We can extend our grammar construction to descriptions with constraining statements by adjusting the definition of IRDF. We modify condition (ii) of Definition 15 so that M|Σ ≅ F for a minimal model M of just the defining statements of Inst(IR) and additionally require M ⊧ γ for all constraints γ of Inst(IR). Then a context-free grammar based on this revised definition will properly reflect the defining/constraining distinction.
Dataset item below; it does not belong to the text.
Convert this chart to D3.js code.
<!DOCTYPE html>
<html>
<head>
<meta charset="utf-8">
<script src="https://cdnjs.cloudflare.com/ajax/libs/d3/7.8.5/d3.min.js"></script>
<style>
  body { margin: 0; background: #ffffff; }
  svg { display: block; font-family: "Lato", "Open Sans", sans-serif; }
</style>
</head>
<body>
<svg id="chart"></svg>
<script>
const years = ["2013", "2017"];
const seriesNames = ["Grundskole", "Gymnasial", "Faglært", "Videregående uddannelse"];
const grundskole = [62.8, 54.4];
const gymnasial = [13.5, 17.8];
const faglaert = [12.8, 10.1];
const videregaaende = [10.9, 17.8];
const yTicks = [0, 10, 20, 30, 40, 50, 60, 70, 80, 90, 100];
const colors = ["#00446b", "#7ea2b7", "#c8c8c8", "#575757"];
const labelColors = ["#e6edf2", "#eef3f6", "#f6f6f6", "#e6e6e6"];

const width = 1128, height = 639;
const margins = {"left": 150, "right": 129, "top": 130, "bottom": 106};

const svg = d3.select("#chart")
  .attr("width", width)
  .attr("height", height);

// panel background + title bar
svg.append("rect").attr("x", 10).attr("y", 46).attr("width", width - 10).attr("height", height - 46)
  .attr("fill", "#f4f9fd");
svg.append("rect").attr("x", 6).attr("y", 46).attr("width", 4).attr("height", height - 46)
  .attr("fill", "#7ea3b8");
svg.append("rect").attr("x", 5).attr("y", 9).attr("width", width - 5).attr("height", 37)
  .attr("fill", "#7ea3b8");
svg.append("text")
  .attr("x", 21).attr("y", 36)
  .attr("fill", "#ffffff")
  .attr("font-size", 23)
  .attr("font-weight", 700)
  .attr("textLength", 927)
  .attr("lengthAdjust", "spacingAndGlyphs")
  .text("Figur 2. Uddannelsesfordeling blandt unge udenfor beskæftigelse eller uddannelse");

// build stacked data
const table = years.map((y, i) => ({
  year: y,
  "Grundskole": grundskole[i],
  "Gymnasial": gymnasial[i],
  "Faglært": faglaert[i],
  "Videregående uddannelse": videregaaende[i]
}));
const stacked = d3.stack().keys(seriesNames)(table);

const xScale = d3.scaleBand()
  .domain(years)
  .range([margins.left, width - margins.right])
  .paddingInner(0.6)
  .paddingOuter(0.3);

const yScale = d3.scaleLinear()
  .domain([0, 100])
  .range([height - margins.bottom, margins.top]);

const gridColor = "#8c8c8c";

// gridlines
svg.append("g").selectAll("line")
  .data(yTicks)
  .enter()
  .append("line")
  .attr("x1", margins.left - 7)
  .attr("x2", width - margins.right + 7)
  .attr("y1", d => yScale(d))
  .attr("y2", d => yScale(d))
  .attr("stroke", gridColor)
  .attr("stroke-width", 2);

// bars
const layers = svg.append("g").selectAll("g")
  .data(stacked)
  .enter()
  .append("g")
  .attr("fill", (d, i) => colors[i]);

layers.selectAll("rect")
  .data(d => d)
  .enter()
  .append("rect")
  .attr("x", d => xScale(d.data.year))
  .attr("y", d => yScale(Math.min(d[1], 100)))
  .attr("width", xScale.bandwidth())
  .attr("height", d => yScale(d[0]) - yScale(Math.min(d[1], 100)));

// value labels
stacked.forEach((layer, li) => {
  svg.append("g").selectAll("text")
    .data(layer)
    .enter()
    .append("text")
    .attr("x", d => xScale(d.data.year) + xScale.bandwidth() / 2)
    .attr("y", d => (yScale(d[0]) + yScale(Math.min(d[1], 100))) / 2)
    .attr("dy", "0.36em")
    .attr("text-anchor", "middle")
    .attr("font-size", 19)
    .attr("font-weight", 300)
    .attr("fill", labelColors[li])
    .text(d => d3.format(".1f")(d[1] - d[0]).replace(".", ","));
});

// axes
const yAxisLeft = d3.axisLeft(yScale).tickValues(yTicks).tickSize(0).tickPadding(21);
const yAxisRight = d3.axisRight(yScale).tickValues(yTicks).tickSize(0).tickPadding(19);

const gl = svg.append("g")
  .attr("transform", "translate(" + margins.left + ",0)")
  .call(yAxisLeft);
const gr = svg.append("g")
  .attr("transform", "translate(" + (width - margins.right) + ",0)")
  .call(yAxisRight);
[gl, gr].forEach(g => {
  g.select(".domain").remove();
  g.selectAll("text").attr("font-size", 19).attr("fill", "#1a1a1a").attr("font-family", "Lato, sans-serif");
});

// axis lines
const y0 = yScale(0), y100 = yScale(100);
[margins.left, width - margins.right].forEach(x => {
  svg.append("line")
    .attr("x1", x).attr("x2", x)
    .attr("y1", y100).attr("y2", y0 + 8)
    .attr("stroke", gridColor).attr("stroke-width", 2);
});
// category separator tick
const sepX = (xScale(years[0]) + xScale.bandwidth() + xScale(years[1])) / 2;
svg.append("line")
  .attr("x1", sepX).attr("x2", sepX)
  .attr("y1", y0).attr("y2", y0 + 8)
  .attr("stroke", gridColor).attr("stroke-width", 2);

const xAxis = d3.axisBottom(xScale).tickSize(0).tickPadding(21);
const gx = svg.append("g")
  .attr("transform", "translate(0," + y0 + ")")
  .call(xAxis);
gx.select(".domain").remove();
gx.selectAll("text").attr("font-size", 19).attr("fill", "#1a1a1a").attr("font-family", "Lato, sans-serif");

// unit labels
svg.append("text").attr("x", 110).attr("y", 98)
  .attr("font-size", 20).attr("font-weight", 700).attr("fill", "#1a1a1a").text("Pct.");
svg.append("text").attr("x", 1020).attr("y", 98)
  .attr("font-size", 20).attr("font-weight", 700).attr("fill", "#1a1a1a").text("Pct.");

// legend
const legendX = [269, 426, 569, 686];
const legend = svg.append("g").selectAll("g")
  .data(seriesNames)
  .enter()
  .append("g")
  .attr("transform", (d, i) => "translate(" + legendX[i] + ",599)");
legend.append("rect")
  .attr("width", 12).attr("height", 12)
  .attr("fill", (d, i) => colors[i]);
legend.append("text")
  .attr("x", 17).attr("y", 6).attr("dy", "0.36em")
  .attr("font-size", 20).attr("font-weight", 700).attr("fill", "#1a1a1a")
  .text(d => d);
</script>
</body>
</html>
The proof of this depends on one further technicality, however. Recall that the constructions that we used in the proof of our main theorem yield in both proof directions FD[ψ] = Inst(IRroot). As a consequence, the constraining statements in Inst(IRroot) are exactly the ones that result from those in FD by substitution with ψ. Suppose that M and Mroot are minimal models of the defining part of FD and Inst(IRroot), respectively. In order to establish also that M satisfies all constraints in FD iff Mroot satisfies the ones contained in Inst(IRroot), it is sufficient to show that M ⊧ t = t′ iff Mroot ⊧ t[ψ] = t′[ψ] holds for all denoting terms. This follows (with M′ as Mroot) from the isomorphic mapping of term denotations provided by Lemma 2', a slightly stronger version of Lemma 2.
Lemma 2'
Let c and ρ be a derivation with f-description FD and f-structure F in G. If ψ is a reducing substitution for c and ρ andandare minimal models of the defining parts of FD and FD[ψ], respectively, then there is an isomorphism h between M|Σ and M′|Σ such that h(I(t)) = I′(t[ψ]) for each interpreted term t or t[ψ].26
Membership Statements. Membership statements are formulas of the form t′ ∈ t. Membership in LFG is interpreted just as a binary relation between functional elements, and a model satisfies a membership statement t′ ∈ t iff the membership relation holds between the denotation of t′ and the denotation of t. Membership statements may introduce daughters that are undefinable in terms of their mother and therefore may be instantiated by constants as we illustrated earlier in our treatment of the (↑ adj) = (↓ ele) annotation. Then, if we expand the isomorphism-based determination of the equivalence of feature structures and feature descriptions in the usual way to sets and set descriptions, membership statements can be handled by our original construction without further modification.27
Semantic Form Instantiation. As described earlier, semantic forms are the single-quoted values of pred attributes in terms of which the completeness and coherence conditions are defined. They are also instantiated, in the sense that for each occurrence of a semantic form in a derivation a new and distinct indexed form is chosen. Because of this special property, semantic forms occurring in annotated rules may be regarded as metavariables that are substituted by the instantiation procedure similar to the familiar ↑ and ↓ symbols. The distinguishing indices on semantic forms are usually only displayed in a graphical representation of an f-structure if this is necessary for clarity, but distinctively indexed semantic forms are always available for appropriately instantiating the LFG rules, just like the other constants that we draw from the input structure. We can extend the mechanism for controlling the correct instantiation of undefinable daughters to ensure that the semantic forms of all simulated derivations are correctly instantiated. As part of an appropriate instantiation of an LFG rule we also substitute for the prototypical semantic forms in the rule distinct indexed forms, drawn from F, and we expand the compatibility condition to this larger set of instantiations.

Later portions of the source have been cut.